Single by DJ Quik featuring Gift Reynolds

from the album The Book of David
- Released: March 8, 2011
- Recorded: 2010
- Genre: Hip hop
- Length: 4:12
- Label: Mad Science; Fontana;
- Songwriters: David Blake; George Archie;
- Producers: DJ Quik; G-One;

DJ Quik singles chronology
| "Black Mercedes" (2005) | "Luv of My Life" (2011) | "Real Women" (2011) |

Gift Reynolds singles chronology
|  | "Luv of My Life" (2011) |  |

= Luv of My Life =

"Luv of My Life" is the first single released off DJ Quik's eight studio album, The Book of David. It features and introduces Gift Reynolds, an artist signed to his label Mad Science Recordings.

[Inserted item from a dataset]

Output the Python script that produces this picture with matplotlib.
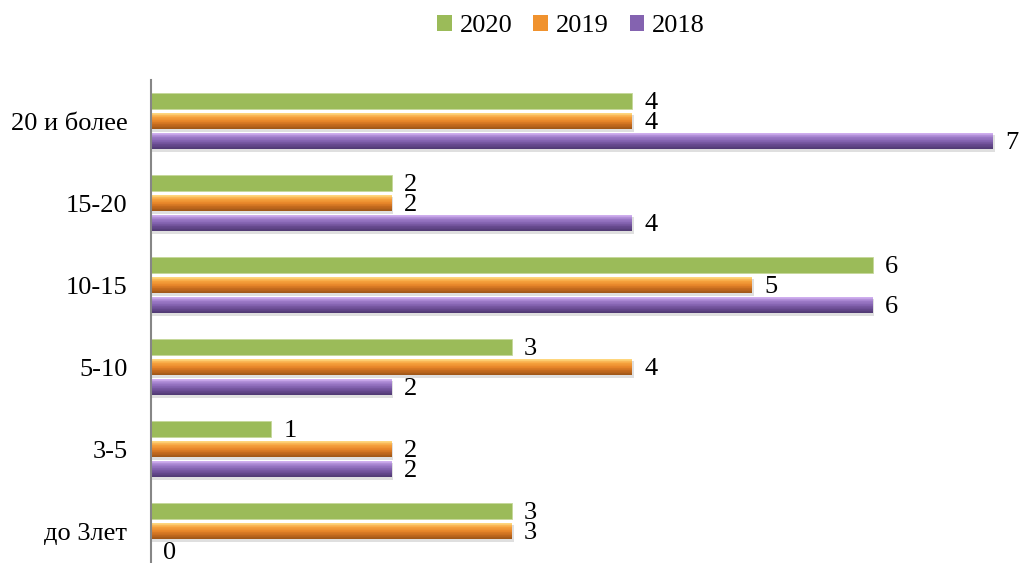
import matplotlib
matplotlib.use("Agg")
import matplotlib.pyplot as plt
import numpy as np
from matplotlib.colors import LinearSegmentedColormap
from matplotlib.patches import Patch

plt.rcParams['font.family'] = ['Liberation Serif', 'DejaVu Serif']

categories = ["до 3лет", "3-5", "5-10", "10-15", "15-20", "20 и более"]
series_names = ["2020", "2019", "2018"]
v2020 = [3, 1, 3, 6, 2, 4]
v2019 = [3, 2, 4, 5, 2, 4]
v2018 = [0, 2, 2, 6, 4, 7]

fig = plt.figure(figsize=(10.25, 5.63), dpi=100)
ax = fig.add_axes([151/1025, 0, 866/1025, 483/563])

y = np.arange(len(categories))
h = 0.205
off = 0.244
FS = 19

green = "#9BBB59"
orange_stops = ["#FFE08A", "#F7A540", "#E8862A", "#C46A1E", "#9A5418"]
purple_stops = ["#D9B8F5", "#A07ECB", "#8463B0", "#66498E", "#4E3870"]

# flat green bars (2020)
ax.barh(y + off, v2020, height=h, color=green, edgecolor="#C5D89A", linewidth=0.6)

def gradient_bars(ypos, vals, stops):
    cmap = LinearSegmentedColormap.from_list("g", stops)
    n = 24
    ax.barh(ypos - 0.03, [v + 0.015 if v > 0 else 0 for v in vals], height=h,
            color="#00000020", linewidth=0)
    for k in range(n):
        frac = k / (n - 1)
        yy = ypos + h / 2 - (k + 0.5) * h / n
        ax.barh(yy, vals, height=h / n * 1.05, color=cmap(frac), linewidth=0)

gradient_bars(y, v2019, orange_stops)
gradient_bars(y - off, v2018, purple_stops)

# data labels
for vals, dy in ((v2020, off), (v2019, 0), (v2018, -off)):
    for yi, v in zip(y, vals):
        ax.text(v + 0.1, yi + dy - 0.03, str(v), ha="left", va="center",
                fontsize=FS, color="black")

ax.set_xlim(0, 7.2)
ax.set_ylim(-0.39, 5.5)
ax.set_yticks(y)
ax.set_yticklabels(categories, fontsize=FS)
ax.tick_params(axis="y", length=0, pad=17)
ax.set_xticks([])
for s in ("top", "right", "bottom"):
    ax.spines[s].set_visible(False)
ax.spines["left"].set_color("#868686")
ax.spines["left"].set_linewidth(1.5)

handles = [Patch(facecolor=green, edgecolor="none"),
           Patch(facecolor="#F0922E", edgecolor="none"),
           Patch(facecolor="#8463B0", edgecolor="none")]
fig.legend(handles, series_names, loc="center", bbox_to_anchor=(571/1025, 1 - 26/563),
           ncol=3, frameon=False, fontsize=FS, handlelength=0.55, handleheight=0.55,
           handletextpad=0.3, columnspacing=0.8)

fig.savefig("out.png", dpi=100)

==Background and release==
"Luv of My Life" featuring Gift Reynolds is the first official single from the album. The song was premiered on Power 106 LA on February 1, 2011. The song was released to iTunes on March 8, 2011. It was already garnering heavy spins from top regional radio stations, including Los Angeles’ Power 106, San Francisco’s KMEL, Seattle’s KUBE, Phoenix’s KKFR and more. The song has been getting great reviews saying that his skills are just as precise now as they were two decades ago, Quik's music remains relevant and essential. “The Book of David” is yet another fine addition to the catalogue of an immensely gifted artist.

==Music video==
The music video was shot on April 3, 2011 in a strip club and features an appearance from Compton rapper Problem. The music video was released on DJ Quik's official YouTube account on April 27, 2011.

== Track listing ==
- Digital download
1. "Luv of My Life" (featuring Gift Reynolds) - 4:12

==Live performances==
DJ Quik performed the song live along with The Roots on Late Night with Jimmy Fallon on June 10, 2011 to help promote the single and album. He also performed the song live on Fox 5 San Diego on June 23, 2011.